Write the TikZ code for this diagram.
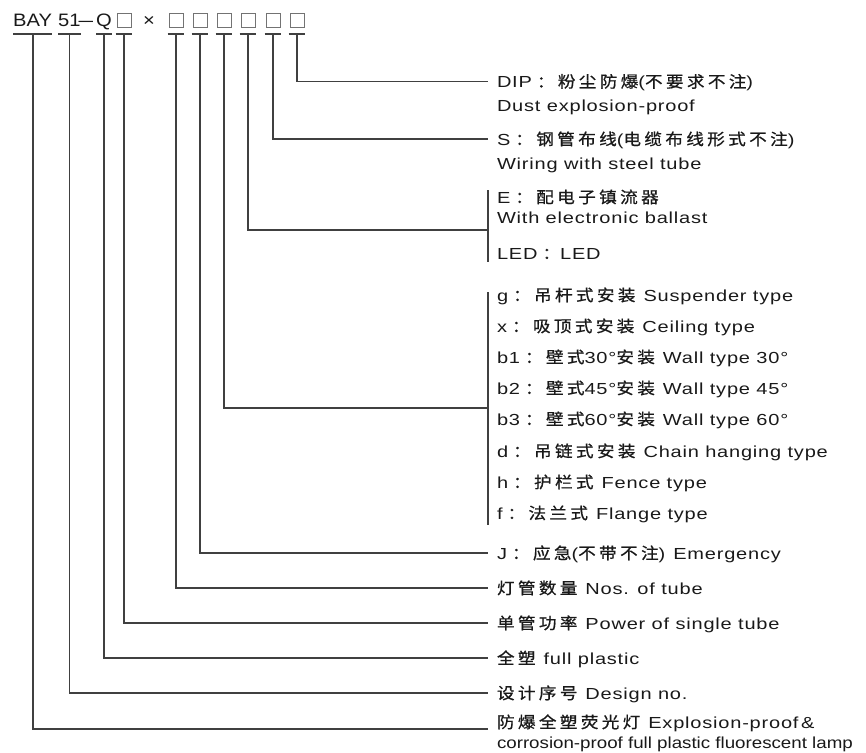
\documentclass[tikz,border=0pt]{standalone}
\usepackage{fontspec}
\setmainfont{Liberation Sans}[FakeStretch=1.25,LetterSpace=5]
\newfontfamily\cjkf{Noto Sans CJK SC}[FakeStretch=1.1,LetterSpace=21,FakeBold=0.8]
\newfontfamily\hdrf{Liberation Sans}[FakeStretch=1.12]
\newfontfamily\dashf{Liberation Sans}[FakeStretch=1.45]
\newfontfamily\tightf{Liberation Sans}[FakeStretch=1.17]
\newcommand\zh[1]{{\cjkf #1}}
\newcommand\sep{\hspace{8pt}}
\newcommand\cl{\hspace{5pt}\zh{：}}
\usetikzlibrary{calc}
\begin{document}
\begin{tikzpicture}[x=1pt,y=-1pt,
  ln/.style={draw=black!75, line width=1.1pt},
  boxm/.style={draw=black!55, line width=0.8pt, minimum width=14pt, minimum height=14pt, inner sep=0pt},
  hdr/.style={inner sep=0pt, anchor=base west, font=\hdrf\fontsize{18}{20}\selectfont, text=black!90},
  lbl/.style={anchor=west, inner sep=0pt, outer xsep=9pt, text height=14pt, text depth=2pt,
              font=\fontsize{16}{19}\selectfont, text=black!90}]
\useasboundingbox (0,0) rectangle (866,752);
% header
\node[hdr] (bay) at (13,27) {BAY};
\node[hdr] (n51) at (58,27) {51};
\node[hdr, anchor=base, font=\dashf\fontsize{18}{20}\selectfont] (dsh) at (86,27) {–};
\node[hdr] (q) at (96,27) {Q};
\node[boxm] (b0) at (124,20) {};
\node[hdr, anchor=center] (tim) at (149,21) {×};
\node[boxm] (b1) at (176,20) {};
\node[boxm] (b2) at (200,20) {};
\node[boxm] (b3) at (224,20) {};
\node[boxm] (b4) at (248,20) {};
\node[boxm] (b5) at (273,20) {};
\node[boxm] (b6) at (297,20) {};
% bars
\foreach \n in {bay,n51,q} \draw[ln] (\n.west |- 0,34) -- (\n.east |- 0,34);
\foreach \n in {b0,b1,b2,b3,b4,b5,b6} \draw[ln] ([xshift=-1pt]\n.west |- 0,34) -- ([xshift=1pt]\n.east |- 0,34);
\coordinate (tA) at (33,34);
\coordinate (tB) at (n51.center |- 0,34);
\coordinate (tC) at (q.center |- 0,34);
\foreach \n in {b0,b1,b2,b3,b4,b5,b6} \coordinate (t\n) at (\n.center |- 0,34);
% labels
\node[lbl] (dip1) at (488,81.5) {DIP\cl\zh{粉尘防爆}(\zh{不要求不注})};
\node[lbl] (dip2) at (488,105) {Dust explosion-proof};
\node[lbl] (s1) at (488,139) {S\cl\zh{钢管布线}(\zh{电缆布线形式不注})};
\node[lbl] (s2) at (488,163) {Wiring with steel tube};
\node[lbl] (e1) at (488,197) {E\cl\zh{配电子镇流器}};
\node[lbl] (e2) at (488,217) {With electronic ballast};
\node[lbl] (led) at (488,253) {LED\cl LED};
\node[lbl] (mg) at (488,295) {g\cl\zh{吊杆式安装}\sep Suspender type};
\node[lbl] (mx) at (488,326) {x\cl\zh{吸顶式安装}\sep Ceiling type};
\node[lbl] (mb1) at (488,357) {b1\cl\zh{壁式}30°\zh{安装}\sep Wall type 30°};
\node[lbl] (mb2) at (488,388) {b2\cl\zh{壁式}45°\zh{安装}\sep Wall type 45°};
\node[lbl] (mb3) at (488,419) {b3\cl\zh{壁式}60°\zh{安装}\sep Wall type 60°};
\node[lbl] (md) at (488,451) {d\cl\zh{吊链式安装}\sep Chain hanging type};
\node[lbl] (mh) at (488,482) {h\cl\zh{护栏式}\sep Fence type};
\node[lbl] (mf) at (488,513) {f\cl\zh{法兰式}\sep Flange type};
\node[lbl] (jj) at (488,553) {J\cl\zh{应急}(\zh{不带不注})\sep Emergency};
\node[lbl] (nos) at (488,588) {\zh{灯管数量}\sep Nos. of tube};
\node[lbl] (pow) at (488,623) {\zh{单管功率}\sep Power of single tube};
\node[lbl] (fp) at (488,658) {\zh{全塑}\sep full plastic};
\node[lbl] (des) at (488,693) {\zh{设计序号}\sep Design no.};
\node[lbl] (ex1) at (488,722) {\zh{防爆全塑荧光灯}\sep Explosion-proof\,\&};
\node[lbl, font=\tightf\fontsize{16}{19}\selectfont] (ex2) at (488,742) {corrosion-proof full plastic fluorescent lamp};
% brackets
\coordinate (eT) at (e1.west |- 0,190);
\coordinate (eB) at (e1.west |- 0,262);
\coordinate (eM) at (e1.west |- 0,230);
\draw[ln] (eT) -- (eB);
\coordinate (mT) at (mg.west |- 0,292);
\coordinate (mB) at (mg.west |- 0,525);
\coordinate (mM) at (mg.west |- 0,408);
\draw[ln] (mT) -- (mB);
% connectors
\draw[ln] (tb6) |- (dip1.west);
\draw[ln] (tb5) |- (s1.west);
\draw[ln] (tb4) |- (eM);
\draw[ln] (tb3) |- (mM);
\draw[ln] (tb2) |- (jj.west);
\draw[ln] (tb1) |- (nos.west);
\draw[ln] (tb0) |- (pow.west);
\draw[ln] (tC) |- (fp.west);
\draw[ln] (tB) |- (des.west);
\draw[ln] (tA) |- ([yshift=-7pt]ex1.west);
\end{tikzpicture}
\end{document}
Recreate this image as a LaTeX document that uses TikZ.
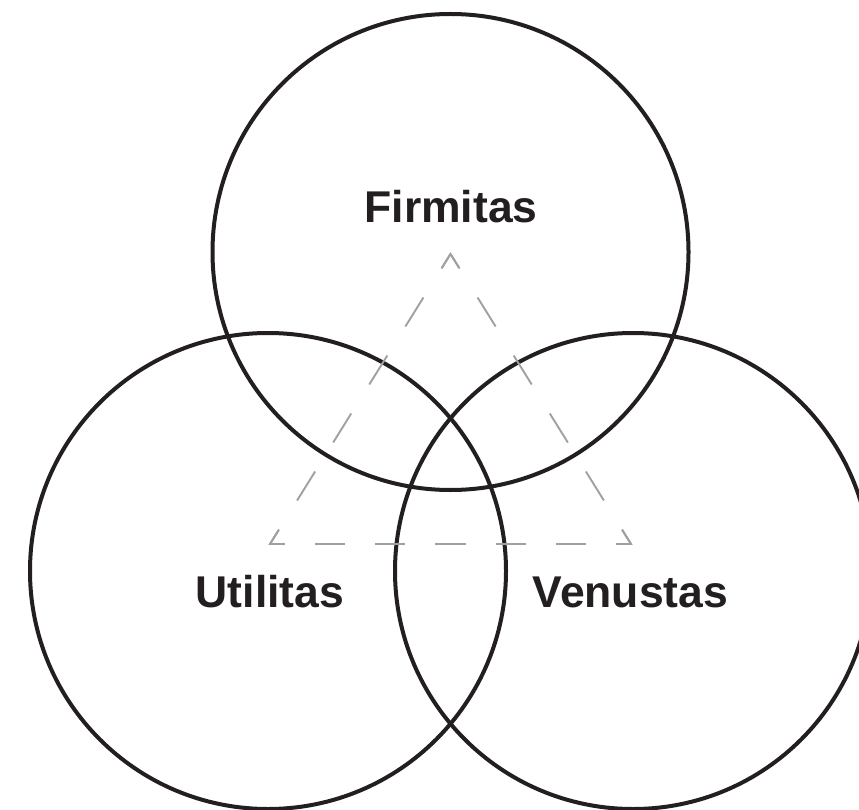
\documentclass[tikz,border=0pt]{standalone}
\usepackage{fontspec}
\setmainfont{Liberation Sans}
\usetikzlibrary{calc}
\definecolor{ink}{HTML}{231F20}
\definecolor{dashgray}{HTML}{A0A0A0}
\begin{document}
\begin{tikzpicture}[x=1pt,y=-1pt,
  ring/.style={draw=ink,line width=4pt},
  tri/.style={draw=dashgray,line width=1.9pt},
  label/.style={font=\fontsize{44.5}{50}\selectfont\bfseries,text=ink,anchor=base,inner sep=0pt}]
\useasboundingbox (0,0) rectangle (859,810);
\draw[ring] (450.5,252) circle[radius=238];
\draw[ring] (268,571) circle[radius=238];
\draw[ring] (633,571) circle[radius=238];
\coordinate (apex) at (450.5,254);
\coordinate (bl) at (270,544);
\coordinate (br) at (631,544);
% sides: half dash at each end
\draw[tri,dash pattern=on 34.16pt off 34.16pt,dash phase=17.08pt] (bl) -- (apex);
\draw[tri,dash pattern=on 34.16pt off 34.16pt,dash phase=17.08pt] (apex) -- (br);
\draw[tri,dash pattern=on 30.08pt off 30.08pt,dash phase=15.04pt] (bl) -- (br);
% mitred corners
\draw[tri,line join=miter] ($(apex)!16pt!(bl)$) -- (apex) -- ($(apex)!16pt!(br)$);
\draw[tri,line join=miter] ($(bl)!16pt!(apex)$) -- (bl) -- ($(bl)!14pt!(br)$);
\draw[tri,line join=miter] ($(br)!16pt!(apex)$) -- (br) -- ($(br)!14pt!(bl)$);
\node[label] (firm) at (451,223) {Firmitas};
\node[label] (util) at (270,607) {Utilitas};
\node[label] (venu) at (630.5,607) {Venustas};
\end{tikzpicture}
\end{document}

# Given instruction
From start to finish, output the listing exactly, but omit its pictures.

# Result
Write the TikZ code for this diagram.
\documentclass[tikz,border=0pt]{standalone}
\usepackage{fontspec}
\setmainfont{Liberation Sans}[FakeStretch=1.25,LetterSpace=5]
\newfontfamily\cjkf{Noto Sans CJK SC}[FakeStretch=1.1,LetterSpace=21,FakeBold=0.8]
\newfontfamily\hdrf{Liberation Sans}[FakeStretch=1.12]
\newfontfamily\dashf{Liberation Sans}[FakeStretch=1.45]
\newfontfamily\tightf{Liberation Sans}[FakeStretch=1.17]
\newcommand\zh[1]{{\cjkf #1}}
\newcommand\sep{\hspace{8pt}}
\newcommand\cl{\hspace{5pt}\zh{：}}
\usetikzlibrary{calc}
\begin{document}
\begin{tikzpicture}[x=1pt,y=-1pt,
  ln/.style={draw=black!75, line width=1.1pt},
  boxm/.style={draw=black!55, line width=0.8pt, minimum width=14pt, minimum height=14pt, inner sep=0pt},
  hdr/.style={inner sep=0pt, anchor=base west, font=\hdrf\fontsize{18}{20}\selectfont, text=black!90},
  lbl/.style={anchor=west, inner sep=0pt, outer xsep=9pt, text height=14pt, text depth=2pt,
              font=\fontsize{16}{19}\selectfont, text=black!90}]
\useasboundingbox (0,0) rectangle (866,752);
% header
\node[hdr] (bay) at (13,27) {BAY};
\node[hdr] (n51) at (58,27) {51};
\node[hdr, anchor=base, font=\dashf\fontsize{18}{20}\selectfont] (dsh) at (86,27) {–};
\node[hdr] (q) at (96,27) {Q};
\node[boxm] (b0) at (124,20) {};
\node[hdr, anchor=center] (tim) at (149,21) {×};
\node[boxm] (b1) at (176,20) {};
\node[boxm] (b2) at (200,20) {};
\node[boxm] (b3) at (224,20) {};
\node[boxm] (b4) at (248,20) {};
\node[boxm] (b5) at (273,20) {};
\node[boxm] (b6) at (297,20) {};
% bars
\foreach \n in {bay,n51,q} \draw[ln] (\n.west |- 0,34) -- (\n.east |- 0,34);
\foreach \n in {b0,b1,b2,b3,b4,b5,b6} \draw[ln] ([xshift=-1pt]\n.west |- 0,34) -- ([xshift=1pt]\n.east |- 0,34);
\coordinate (tA) at (33,34);
\coordinate (tB) at (n51.center |- 0,34);
\coordinate (tC) at (q.center |- 0,34);
\foreach \n in {b0,b1,b2,b3,b4,b5,b6} \coordinate (t\n) at (\n.center |- 0,34);
% labels
\node[lbl] (dip1) at (488,81.5) {DIP\cl\zh{粉尘防爆}(\zh{不要求不注})};
\node[lbl] (dip2) at (488,105) {Dust explosion-proof};
\node[lbl] (s1) at (488,139) {S\cl\zh{钢管布线}(\zh{电缆布线形式不注})};
\node[lbl] (s2) at (488,163) {Wiring with steel tube};
\node[lbl] (e1) at (488,197) {E\cl\zh{配电子镇流器}};
\node[lbl] (e2) at (488,217) {With electronic ballast};
\node[lbl] (led) at (488,253) {LED\cl LED};
\node[lbl] (mg) at (488,295) {g\cl\zh{吊杆式安装}\sep Suspender type};
\node[lbl] (mx) at (488,326) {x\cl\zh{吸顶式安装}\sep Ceiling type};
\node[lbl] (mb1) at (488,357) {b1\cl\zh{壁式}30°\zh{安装}\sep Wall type 30°};
\node[lbl] (mb2) at (488,388) {b2\cl\zh{壁式}45°\zh{安装}\sep Wall type 45°};
\node[lbl] (mb3) at (488,419) {b3\cl\zh{壁式}60°\zh{安装}\sep Wall type 60°};
\node[lbl] (md) at (488,451) {d\cl\zh{吊链式安装}\sep Chain hanging type};
\node[lbl] (mh) at (488,482) {h\cl\zh{护栏式}\sep Fence type};
\node[lbl] (mf) at (488,513) {f\cl\zh{法兰式}\sep Flange type};
\node[lbl] (jj) at (488,553) {J\cl\zh{应急}(\zh{不带不注})\sep Emergency};
\node[lbl] (nos) at (488,588) {\zh{灯管数量}\sep Nos. of tube};
\node[lbl] (pow) at (488,623) {\zh{单管功率}\sep Power of single tube};
\node[lbl] (fp) at (488,658) {\zh{全塑}\sep full plastic};
\node[lbl] (des) at (488,693) {\zh{设计序号}\sep Design no.};
\node[lbl] (ex1) at (488,722) {\zh{防爆全塑荧光灯}\sep Explosion-proof\,\&};
\node[lbl, font=\tightf\fontsize{16}{19}\selectfont] (ex2) at (488,742) {corrosion-proof full plastic fluorescent lamp};
% brackets
\coordinate (eT) at (e1.west |- 0,190);
\coordinate (eB) at (e1.west |- 0,262);
\coordinate (eM) at (e1.west |- 0,230);
\draw[ln] (eT) -- (eB);
\coordinate (mT) at (mg.west |- 0,292);
\coordinate (mB) at (mg.west |- 0,525);
\coordinate (mM) at (mg.west |- 0,408);
\draw[ln] (mT) -- (mB);
% connectors
\draw[ln] (tb6) |- (dip1.west);
\draw[ln] (tb5) |- (s1.west);
\draw[ln] (tb4) |- (eM);
\draw[ln] (tb3) |- (mM);
\draw[ln] (tb2) |- (jj.west);
\draw[ln] (tb1) |- (nos.west);
\draw[ln] (tb0) |- (pow.west);
\draw[ln] (tC) |- (fp.west);
\draw[ln] (tB) |- (des.west);
\draw[ln] (tA) |- ([yshift=-7pt]ex1.west);
\end{tikzpicture}
\end{document}
Recreate this image as a LaTeX document that uses TikZ.
\documentclass[tikz,border=0pt]{standalone}
\usepackage{fontspec}
\setmainfont{Liberation Sans}
\usetikzlibrary{calc}
\definecolor{ink}{HTML}{231F20}
\definecolor{dashgray}{HTML}{A0A0A0}
\begin{document}
\begin{tikzpicture}[x=1pt,y=-1pt,
  ring/.style={draw=ink,line width=4pt},
  tri/.style={draw=dashgray,line width=1.9pt},
  label/.style={font=\fontsize{44.5}{50}\selectfont\bfseries,text=ink,anchor=base,inner sep=0pt}]
\useasboundingbox (0,0) rectangle (859,810);
\draw[ring] (450.5,252) circle[radius=238];
\draw[ring] (268,571) circle[radius=238];
\draw[ring] (633,571) circle[radius=238];
\coordinate (apex) at (450.5,254);
\coordinate (bl) at (270,544);
\coordinate (br) at (631,544);
% sides: half dash at each end
\draw[tri,dash pattern=on 34.16pt off 34.16pt,dash phase=17.08pt] (bl) -- (apex);
\draw[tri,dash pattern=on 34.16pt off 34.16pt,dash phase=17.08pt] (apex) -- (br);
\draw[tri,dash pattern=on 30.08pt off 30.08pt,dash phase=15.04pt] (bl) -- (br);
% mitred corners
\draw[tri,line join=miter] ($(apex)!16pt!(bl)$) -- (apex) -- ($(apex)!16pt!(br)$);
\draw[tri,line join=miter] ($(bl)!16pt!(apex)$) -- (bl) -- ($(bl)!14pt!(br)$);
\draw[tri,line join=miter] ($(br)!16pt!(apex)$) -- (br) -- ($(br)!14pt!(bl)$);
\node[label] (firm) at (451,223) {Firmitas};
\node[label] (util) at (270,607) {Utilitas};
\node[label] (venu) at (630.5,607) {Venustas};
\end{tikzpicture}
\end{document}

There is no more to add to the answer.